Parties in Nepal must not be diverted again by short term issues of power-sharing

Despite bomb blasts, the torching of vehicles and incessant strikes, the Nepalese people demonstrated remarkable courage in stepping out to elect their second constituent assembly (CA) on November 19, registering a record 70 per cent turnout. Ever since the last CA — which failed to fulfil its primary mandate of drafting a constitution — was dissolved in May 2012, democracy in Nepal has been on life support, with a single man heading the executive as well as the judiciary and even amending the interim constitution with a cabinet of retired bureaucrats.

Gauging from the results that are coming in, the people have voted against the UCPN(Maoists) and the Madhesis, choosing to support the Nepali Congress and the centre-left CPN(UML). As soon as these startling results started coming in, the Maoists and most of the Madhesi parties have not only boycotted the vote counting process but also threatened to stay out of the new CA, citing “election irregularities”. If they do not review their stance, it will take Nepal back to the 1990s.
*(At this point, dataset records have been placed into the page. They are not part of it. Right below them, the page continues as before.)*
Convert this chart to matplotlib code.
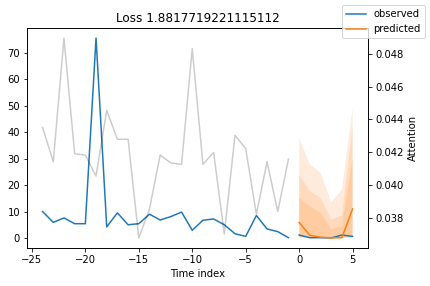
import matplotlib
matplotlib.use("Agg")
import matplotlib.pyplot as plt
import numpy as np

# encoder (observed history)
x_obs = list(range(-24, 0))
y_obs = [10, 5.9, 7.6, 5.4, 5.4, 75.7, 4.2, 9.5, 5, 5.4, 9, 6.8,
         8.1, 9.8, 2.9, 6.7, 7.2, 5, 1.6, 0.6, 8.5, 3.4, 2.4, 0.1]
attention = [0.04351, 0.04143, 0.04895, 0.04191, 0.04183, 0.04055, 0.04455, 0.04279,
             0.04279, 0.03679, 0.03855, 0.04183, 0.04135, 0.04127, 0.04831, 0.04127,
             0.04199, 0.03703, 0.04303, 0.04223, 0.03823, 0.04143, 0.03839, 0.04159]

# decoder (prediction window)
x_pred = list(range(0, 6))
y_true = [1.1, 0.1, 0.1, 0.0, 1.1, 0.6]
y_hat = [5.9, 1.0, 0.3, 0.0, 0.1, 11.0]
# quantiles 0.02, 0.1, 0.25, 0.5, 0.75, 0.9, 0.98
quantiles = np.array([
    [0.0, 0.0, 0.0, 0.0, 0.0, 0.0],
    [0.3, 0.1, 0.0, 0.0, 0.0, 0.2],
    [0.8, 0.3, 0.1, 0.0, 0.1, 0.8],
    [5.9, 1.0, 0.3, 0.0, 0.1, 11.0],
    [15.2, 12.0, 9.5, 3.4, 4.4, 30.0],
    [24.0, 17.7, 15.2, 7.0, 8.5, 42.0],
    [37.8, 27.8, 24.8, 13.6, 18.2, 49.0],
]).T

fig = plt.figure(figsize=(430 / 72, 286 / 72), dpi=72)
ax = fig.add_subplot(111)
fig.subplots_adjust(left=0.063, right=0.856, bottom=0.133, top=0.902)

obs_color = "C0"
pred_color = "C1"

ax.plot(x_obs, y_obs, label="observed", c=obs_color)
ax.plot(x_pred, y_true, label=None, c=obs_color)
ax.plot(x_pred, y_hat, label="predicted", c=pred_color)
n = quantiles.shape[1]
for i in range(n // 2):
    ax.fill_between(x_pred, quantiles[:, i], quantiles[:, -i - 1], alpha=0.15, fc=pred_color)

ax2 = ax.twinx()
ax2.set_ylabel("Attention")
ax2.plot(x_obs, attention, alpha=0.2, color="k")

ax.set_title("Loss 1.8817719221115112")
ax.set_xlabel("Time index")
fig.legend()

plt.savefig("out.png", dpi=72)
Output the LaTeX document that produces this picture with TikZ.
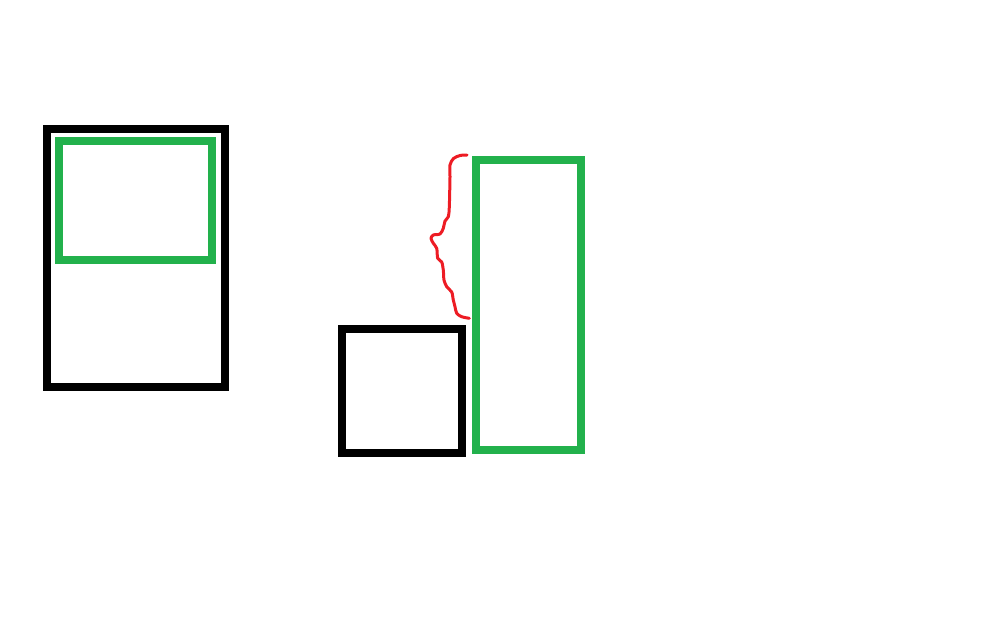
\documentclass[tikz,border=0pt]{standalone}
\usepackage{tikz}
\usetikzlibrary{calc}
\definecolor{paintgreen}{RGB}{34,177,76}
\definecolor{paintred}{RGB}{237,28,36}
\begin{document}
\begin{tikzpicture}[x=1pt, y=-1pt]

	\def\w{8pt};
	\useasboundingbox (0,0) rectangle (985,626);

	%boxes
	\draw[line width=\w, black] (47,129) rectangle (225,387);
	\draw[line width=\w, paintgreen] (59,141) rectangle (212,260);
	\draw[line width=\w, black] (342,329) rectangle (462,453);
	\draw[line width=\w, paintgreen] (476,160) rectangle (581,450);

	%brace
	\draw[paintred, line width=3pt, line cap=round, line join=round]
	  plot[smooth, tension=0.5] coordinates {(467,155) (460,155.5) (453.5,158.5) (450,165) (450,177)
	  (449.3,207) (448.3,216.7) (445,221) (443.3,228.3) (440,234) (433.3,235) (431,238.3)
	  (433.3,243.3) (436.7,248.3) (437.7,258.3) (441.7,262) (443.3,270) (444,280)
	  (446.7,286.7) (451.7,292) (453.3,300) (455,306.7) (456.7,313.3) (461.7,316.7) (469.3,318.3)};

\end{tikzpicture}
\end{document}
There is great danger that the whole process will be derailed, and the country will enter a phase of deep uncertainty.

Nepal has had six prime ministers in the seven years since the people’s movement of 2006 as the CA was reduced to a regular hung parliament with all the theatrics of forming and dismantling of governments. Even today, Nepal is the only country without a full-fledged constitution, an elected parliament, elected government or local elected bodies. Fuelled by the agonising 12 hours of daily power outage during winter, frequent strikes, charges of corruption and a bulky assembly squabbling for four years without delivering the statute, there was popular apathy against leaders who soon turned into caricatures in the public eye. Good governance became a rarity in a country where even the government was difficult to find.